Summary:

  • Brent Oil extends its recent gains to trade above $70 – highest since 2014
  • USD falls back after surprise drop in PPI
  • Tomorrow’s CPI data now a possible last stand for the Buck
  • Euro rises following hawkish shift in ECB minutes
  • Bitcoin recovers after falling on South Korean ban talk

 Following a rare lower close on Wednesday – despite yet another drawdown in the DOE report – Oil bears may have thought the time had come to call a top in the market. However, today’s trade has seen another surge higher with price not only taking out the weekly high of 69.36 but also breaking above the May 2015 peak of 69.61. The benchmark actually managed to briefly trade above the $70 a barrel handle in the late afternoon and whilst there are a couple warning signs flashing against this rally, for now price continues to gain. 

Today’s PPI release showed an unexpected M/M decline of 0.1% which was something of a shock against a prior reading of +0.4% and marks the first drop since last August’s release. There were only 2 deflationary prints in all of 2017 releases and today’s data relating to December will do little to dispel the notion that a lack of price pressure in the US could cause the Fed to adopt a slower pace of tightening.   

The US dollar is really fighting an uphill battle. Just when it looked as if it was on a tear, it was hit by rumour on China considering limiting its exposure to the US bonds. It’s a broad and complicated topic that in our view will have more long than short term ramifications. In the short term USD bulls clearly need an impulse and after today’s disappointing PPI reading they will be looking for the tomorrow’s more widely viewed CPI number to hopefully provide some respite.

Gold is arguably even more sensitive to the inflation data than the USD and a technical overview for the precious metal can be found here

The single currency got a quick boost following the account from the latest ECB meeting taking place in the past month. At the same time the German bunds declined suddenly pushing the 10Y yield back to 0.55%.  The moves largely stem from a hawkish remark pertaining to a possible shift in forward guidance which cold take place as soon as the beginning of 2018.

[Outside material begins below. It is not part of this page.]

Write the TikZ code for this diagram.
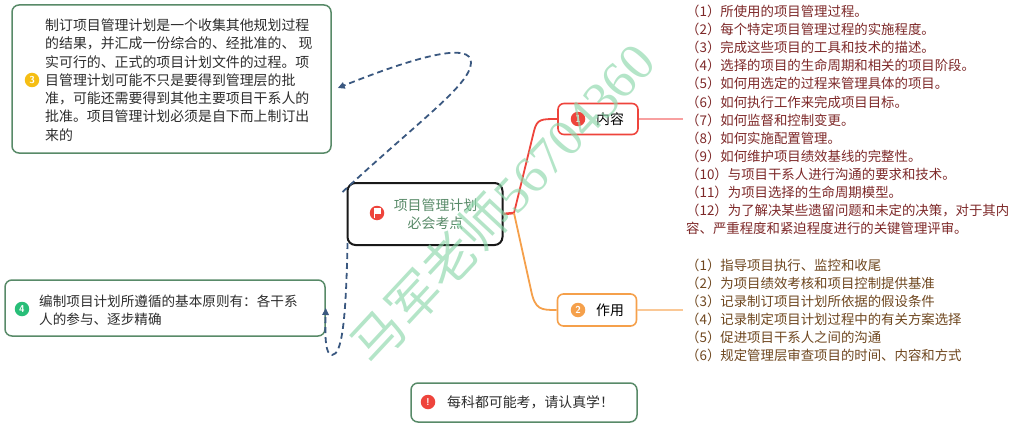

It’s been a typically volatile day’s trade n Bitcoin with the cryptocurrency seeing a range of more than $2000. The price took a tumble early on with more reports of a clampdown in South Korea coming not long after some negative comments from Warren Buffet. However, the market has recovered as the day wore on and whilst it remains lower on the day by around 2% on the European close there looks to be another long wick forming underneath the D1 candle – suggesting that many traders are stepping in to buy the dip.